There's yellow, tasteless mass-produced beer, and then there's Mexican Standoff from Due South Brewing Company. Mexican Standoff's flavor comes in waves, first with cinnamon, then chocolate, followed by spicy chili pepper.

The beer and brewery are part of a craft-beer revolution that's taken hold of South Florida. When Mike Halker, an Army bomb squad veteran, opened Due South in 2012 in a 15,000-square-foot warehouse in Boynton Beach, he could count on one hand the number of microbreweries dotting the landscape.
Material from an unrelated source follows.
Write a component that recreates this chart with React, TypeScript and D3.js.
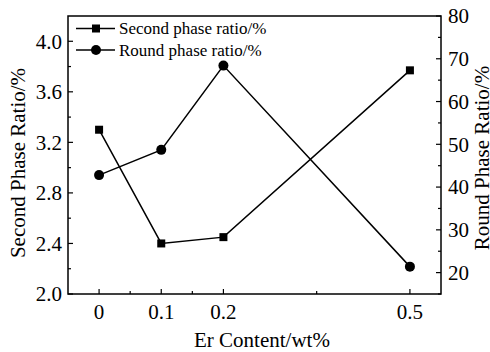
import React from "react";
import * as d3 from "d3";

const erContent = [0, 0.1, 0.2, 0.5];
const secondPhase = [3.3, 2.4, 2.45, 3.77];
const roundPhase = [42.8, 48.7, 68.4, 21.4];
const xTickValues = [0, 0.1, 0.2, 0.5];
const xMinorTicks = [0.05, 0.15, 0.35];
const leftTicks = [2.0, 2.4, 2.8, 3.2, 3.6, 4.0];
const rightTicks = [20, 30, 40, 50, 60, 70, 80];

const W = 490, H = 352;
const L = 68, R = 441, T = 16, B = 294;
const FONT = "'Liberation Serif', 'Times New Roman', serif";

export default function App() {
  const x = d3.scaleLinear().domain([-0.05, 0.55]).range([L, R]);
  const yL = d3.scaleLinear().domain([2.0, 4.2]).range([B, T]);
  const yR = d3.scaleLinear().domain([15, 80]).range([B, T]);

  const leftMinor = d3.range(2.2, 4.2, 0.4);
  const rightMinor = d3.range(15, 80, 10);

  const lineL = d3.line<number>().x((_, i) => x(erContent[i])).y((d) => yL(d));
  const lineR = d3.line<number>().x((_, i) => x(erContent[i])).y((d) => yR(d));

  const sq = 8;
  return (
    <svg width={W} height={H} style={{ position: "absolute", left: 0, top: 0, background: "#fff" }} fontFamily={FONT}>
      <rect x={0} y={0} width={W} height={H} fill="#fff" />
      <rect x={L} y={T} width={R - L} height={B - T} fill="none" stroke="#000" strokeWidth={1.5} />
      {/* x ticks */}
      {xTickValues.map((v) => (
        <g key={"xt" + v}>
          <line x1={x(v)} x2={x(v)} y1={B} y2={B - 5} stroke="#000" strokeWidth={1.2} />
          <text x={x(v)} y={319} fontSize={21} textAnchor="middle">{String(v)}</text>
        </g>
      ))}
      {xMinorTicks.map((v) => (
        <line key={"xm" + v} x1={x(v)} x2={x(v)} y1={B} y2={B - 3} stroke="#000" strokeWidth={1.2} />
      ))}
      {/* left ticks */}
      {leftTicks.map((v) => (
        <g key={"lt" + v}>
          <line x1={L} x2={L + 5} y1={yL(v)} y2={yL(v)} stroke="#000" strokeWidth={1.2} />
          <text x={62} y={yL(v)} dy="0.35em" fontSize={21} textAnchor="end">{v.toFixed(1)}</text>
        </g>
      ))}
      {leftMinor.map((v) => (
        <line key={"lm" + v} x1={L} x2={L + 3} y1={yL(v)} y2={yL(v)} stroke="#000" strokeWidth={1.2} />
      ))}
      {/* right ticks */}
      {rightTicks.map((v) => (
        <g key={"rt" + v}>
          <line x1={R} x2={R - 5} y1={yR(v)} y2={yR(v)} stroke="#000" strokeWidth={1.2} />
          <text x={448} y={yR(v)} dy="0.35em" fontSize={21} textAnchor="start">{v}</text>
        </g>
      ))}
      {rightMinor.map((v) => (
        <line key={"rm" + v} x1={R} x2={R - 3} y1={yR(v)} y2={yR(v)} stroke="#000" strokeWidth={1.2} />
      ))}
      {/* axis titles */}
      <text x={262} y={347} fontSize={21} textAnchor="middle">Er Content/wt%</text>
      <text transform={`translate(25,${(T + B) / 2 + 8}) rotate(-90)`} fontSize={21} textAnchor="middle">Second Phase Ratio/%</text>
      <text transform={`translate(489,${(T + B) / 2 + 3}) rotate(-90)`} fontSize={21} textAnchor="middle">Round Phase Ratio/%</text>
      {/* series */}
      <path d={lineL(secondPhase) || ""} fill="none" stroke="#000" strokeWidth={1.5} />
      <path d={lineR(roundPhase) || ""} fill="none" stroke="#000" strokeWidth={1.5} />
      {secondPhase.map((v, i) => (
        <rect key={"s" + i} x={x(erContent[i]) - sq / 2} y={yL(v) - sq / 2} width={sq} height={sq} fill="#000" />
      ))}
      {roundPhase.map((v, i) => (
        <circle key={"c" + i} cx={x(erContent[i])} cy={yR(v)} r={5} fill="#000" />
      ))}
      {/* legend */}
      <line x1={76} x2={115} y1={28.5} y2={28.5} stroke="#000" strokeWidth={1.5} />
      <rect x={96 - sq / 2} y={28.5 - sq / 2} width={sq} height={sq} fill="#000" />
      <text x={119} y={34} fontSize={17}>Second phase ratio/%</text>
      <line x1={76} x2={115} y1={50} y2={50} stroke="#000" strokeWidth={1.5} />
      <circle cx={96} cy={50} r={5} fill="#000" />
      <text x={119} y={55.5} fontSize={17}>Round phase ratio/%</text>
    </svg>
  );
}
On Monday, May 11, that number will shoot up to 14 with the launch of Boynton's Copperpoint Brewing Company. Copperpoint will add to the expansion of brews bottled and canned locally, then distributed across bars, restaurants and stores here and beyond. Five more breweries plan to open before the end of the year: 26th Degree Brewing Company and Bangin' Banjo Brewing in Pompano Beach; Wild Oak Artisan Ales and Devour Brewing Company in Boynton Beach; and 3 Sons Brewing Company in Dania Beach.
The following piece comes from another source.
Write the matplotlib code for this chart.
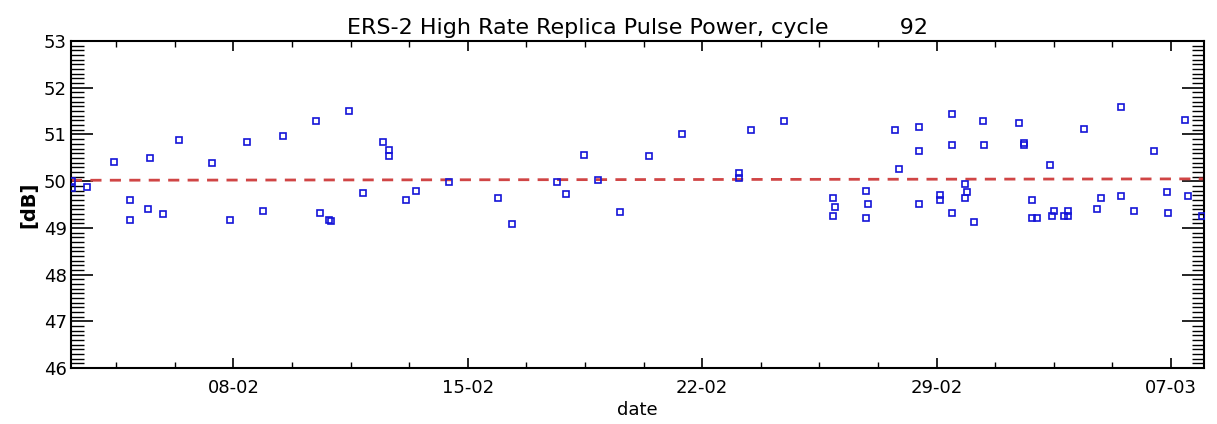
import datetime as dt
import numpy as np
import matplotlib
matplotlib.use("Agg")
import matplotlib.pyplot as plt
import matplotlib.dates as mdates
from matplotlib.ticker import MultipleLocator, FixedLocator

# ---------------------------------------------------------
# Data
# day = fractional day counted from 1 Feb 2004 (1.0 = 01-02 00:00)
# ---------------------------------------------------------
day = [3.18, 3.18, 3.62, 4.44, 4.92, 4.92, 5.46, 5.51, 5.91, 6.39,
       7.37, 7.91, 8.41, 8.90, 9.49, 10.46, 10.58, 10.86, 10.92, 11.45,
       11.88, 12.48, 12.64, 12.64, 13.15, 13.46, 14.44, 15.91, 16.33, 17.66,
       17.93, 18.46, 18.90, 19.56, 20.40, 21.41, 23.10, 23.10, 23.46, 24.45,
       25.92, 25.92, 25.97, 26.89, 26.89, 26.95, 27.77, 27.87, 28.47, 28.47,
       28.47, 29.11, 29.11, 29.46, 29.46, 29.46, 29.84, 29.84, 29.90, 30.11,
       30.38, 30.42, 31.46, 31.62, 31.62, 31.84, 31.84, 31.99, 32.39, 32.44,
       32.50, 32.81, 32.93, 32.93, 33.41, 33.80, 33.91, 34.51, 34.51, 34.89,
       35.49, 35.87, 35.92, 36.41, 36.52, 36.92]
power = [50.00, 49.85, 49.87, 50.42, 49.60, 49.17, 49.41, 50.49, 49.29, 50.89,
         50.39, 49.17, 50.85, 49.37, 50.97, 51.28, 49.32, 49.18, 49.15, 51.51,
         49.75, 50.84, 50.66, 50.54, 49.60, 49.80, 49.99, 49.64, 49.09, 49.99,
         49.72, 50.57, 50.03, 49.33, 50.54, 51.01, 50.17, 50.06, 51.09, 51.28,
         49.64, 49.25, 49.45, 49.79, 49.22, 49.52, 51.09, 50.26, 51.17, 50.65,
         49.52, 49.70, 49.59, 51.44, 50.77, 49.32, 49.95, 49.64, 49.76, 49.13,
         51.28, 50.77, 51.24, 50.81, 50.77, 49.60, 49.22, 49.22, 50.34, 49.25,
         49.37, 49.25, 49.25, 49.37, 51.12, 49.41, 49.64, 51.59, 49.68, 49.37,
         50.65, 49.76, 49.32, 51.31, 49.68, 49.25]

# reference (trend) line, start and end of the cycle
ref_day = [3.15, 37.0]
ref_power = [50.02, 50.05]

x_range = [3.15, 37.0]
cycle = 92

# ---------------------------------------------------------
# Helpers
# ---------------------------------------------------------
t0 = dt.datetime(2004, 2, 1)

def to_date(d):
    return [t0 + dt.timedelta(days=v - 1.0) for v in d]

# ---------------------------------------------------------
# Plot
# ---------------------------------------------------------
fig = plt.figure(figsize=(12.17, 4.24), dpi=100)
ax = fig.add_axes([0.0583, 0.132, 0.9314, 0.7711])

ax.plot(to_date(ref_day), ref_power, linestyle=(0, (4, 3)), color='#d04545',
        linewidth=2.0, zorder=2)
ax.plot(to_date(day), power, linestyle='none', marker='s', markersize=5,
        markerfacecolor='none', markeredgecolor='#1414d8', markeredgewidth=1.2,
        zorder=3)

xlo, xhi = to_date(x_range)
ax.set_xlim(xlo, xhi)
ax.set_ylim(46, 53)

# x ticks: weekly majors, minors every 1.75 days
majors = [mdates.date2num(t0 + dt.timedelta(days=7 + 7 * k)) for k in range(5)]
minors = [mdates.date2num(t0 + dt.timedelta(days=7 + 1.75 * k)) for k in range(-2, 18)]
ax.xaxis.set_major_locator(FixedLocator(majors))
ax.xaxis.set_minor_locator(FixedLocator(minors))
ax.xaxis.set_major_formatter(mdates.DateFormatter('%d-%m'))

ax.yaxis.set_major_locator(MultipleLocator(1))
ax.yaxis.set_minor_locator(MultipleLocator(0.1))
ax.yaxis.set_major_formatter(matplotlib.ticker.FormatStrFormatter('%d'))

ax.tick_params(axis='x', which='major', direction='in', length=7, width=1.2,
               top=True, labelsize=13, pad=8)
ax.tick_params(axis='x', which='minor', direction='in', length=4, width=1.0, top=True)
ax.tick_params(axis='y', which='major', direction='in', length=16, width=1.2,
               right=True, labelsize=13, pad=3)
ax.tick_params(axis='y', which='minor', direction='in', length=9, width=1.0, right=True)

for s in ax.spines.values():
    s.set_linewidth(1.5)

ax.set_title('ERS-2 High Rate Replica Pulse Power, cycle          %d' % cycle,
             fontsize=16, pad=5)
ax.set_xlabel('date', fontsize=13, labelpad=3)
ax.set_ylabel('[dB]', fontsize=14, fontweight='bold', labelpad=4)

fig.savefig('out.png', dpi=100)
"There's room for a whole lot more breweries," says Halker, who also heads the Florida Brewers Guild. "We're still only 3 to 4 percent of the beer market in the state of Florida."

Halker will mark Due South's third birthday with an anniversary party on May 16, a day that also falls during American Craft Beer Week, a congressionally sanctioned consumer holiday created to toast small breweries. From May 11 to May 17, breweries will pour flagship and limited-release suds, host beer dinners, and stage tap takeovers and crawls at bars that sell their microbrews.

Unlike brewpubs that make and sell beer inside their restaurants, such as Big Bear Brewing Company in Coral Springs and Brewzzi in Boca Raton, microbreweries sell at least 75 percent of their products offsite, according to the nonprofit trade group Brewers' Association. Data tallied by the association at the end of 2013 shows that 66 craft-beer breweries in Florida added $875.8 million to the economy.

But until the recent microbrewery surge, South Florida lagged behind the rest of the country, says John Linn, marketing manager at Funky Buddha Brewery in Oakland Park.

"We were playing catch-up, but we're at a point right now where craft-beer breweries are just exploding," Linn says. "We're at a point where demand is far outstripping supply. There's on average a brewery within 10 miles of every person in South Florida. Breweries build brand loyalty, too. The people who've tried craft beer in Wynwood, they'll be checking out Due South and Funky Buddha now."

For Halker, as the craft-beer market has grown, more neophyte brewers have approached him for advice.

"A lot of new guys come to me, because of the guild, mostly, and they'll go, 'What do you think?' And I'll say, "Just remember your beer's going to be on the shelf next to mine.' Not everybody's doing well, because not everybody's making great beer. That's the key."

But running a microbrewery may become easier than ever thanks to the just-ended legislative session in Tallahassee. Awaiting Gov. Rick Scott's signature are two laws, to take effect July 1 and including a bill legalizing 64-ounce growlers, or half-gallon jugs that beer drinkers can refill in taprooms. (Florida already allows 32- and 128-ounce growlers.) Another bill caps the number of taproom licenses a single brewer can hold at eight.

"It sets my mind at ease about opening a taproom, definitely. It's a great thing for the industry," Linn says. "A lot of breweries were annoyed and frustrated [about the growler bill]. A stupid law was in place to sell gallons of beer at once, just not 64 ounces. But, it got the public excited about what craft breweries are fighting for, and everyone loves an underdog story, right?" Linn says.

Peter Schnebly opened Schnebly Redland's Winery in 2004 and Miami Brewing Company in 2012. The brewery has seen such phenomenal growth that come August, a 10,000-square-foot taproom will open, replacing the corner bar inside the tasting room where visitors sip wines made from tropical fruit.

"The greatest thing about breweries is that they're mom-and-pop operations," Schnebly says. "It's not this big conglomerate. Everything about it is about America, where we're proud of, entrepreneurship. We're taking away business from big multinationals whose profit goes overseas. I don't think in the history of this country, you've seen something like this happening. It's not just happening in Silicon Valley."